My wish for Assassin's Creed is not necessarily to learn from other series, but rather to learn from itself. The Ezio Trilogy worked because it was a trilogy. To deliver another great assassin, they need to focus on them for more than one game. Pick a setting (China or Japan, please) that can support multiple games, and develop the new lead character over time. Like with Ezio, show us their entire life. Tell different stories with them, and introduce new concepts and side characters. Today, it seems that as soon as we begin to feel comfortable with an assassin and grow attached, they're taken away and replaced. I would have loved it if each numbered Assassin's Creed was the start of a new trilogy focused on one character. Maybe Edward would grow to be as great as Ezio, and maybe Connor would have been a bit less terrible.
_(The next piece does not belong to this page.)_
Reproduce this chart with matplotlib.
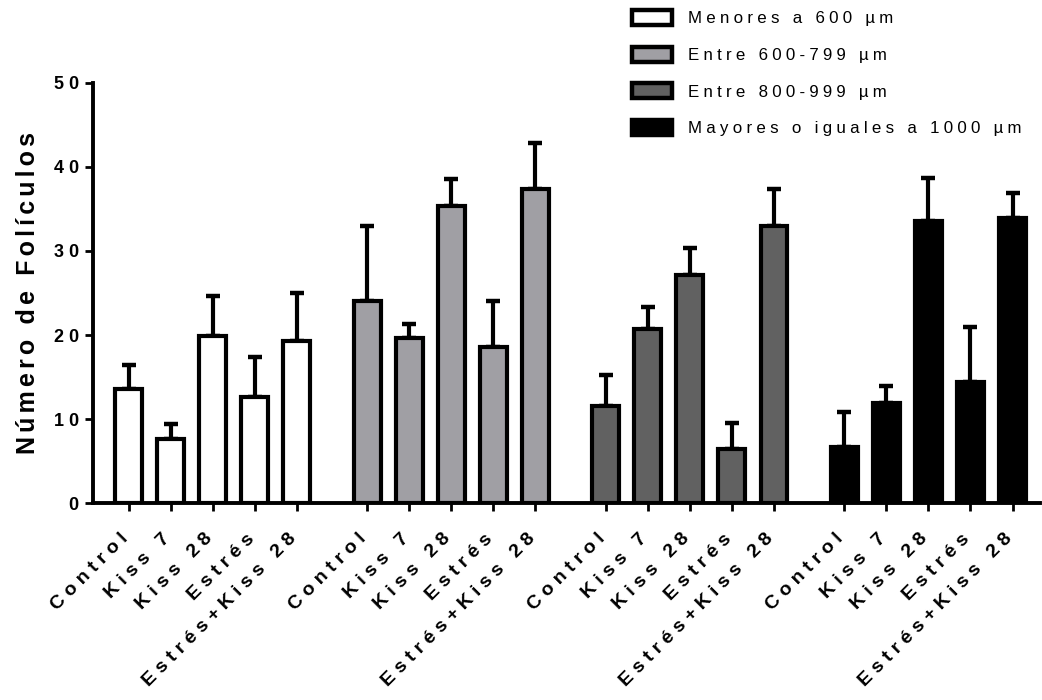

While the opportunity may have been passed up multiple times already, there's still a chance to take it going forward.
If you've made it this far, you clearly care about this series as much as I do. Make no mistake, I do love the Assassin's Creed games. I'm only critical because I want them to be better, and I know that they can be. I hope I'll enjoy the story of AC Origins, but I'm fully prepared to be disappointed yet again. Obviously, I'm glad to hear that the gameplay is better than ever, but for Assassin's Creed to be all that it can be the writing also needs to improve. If it doesn't, I'll never be able to stop looking at the games of the past, and the assassins will never be able to escape Ezio's shadow.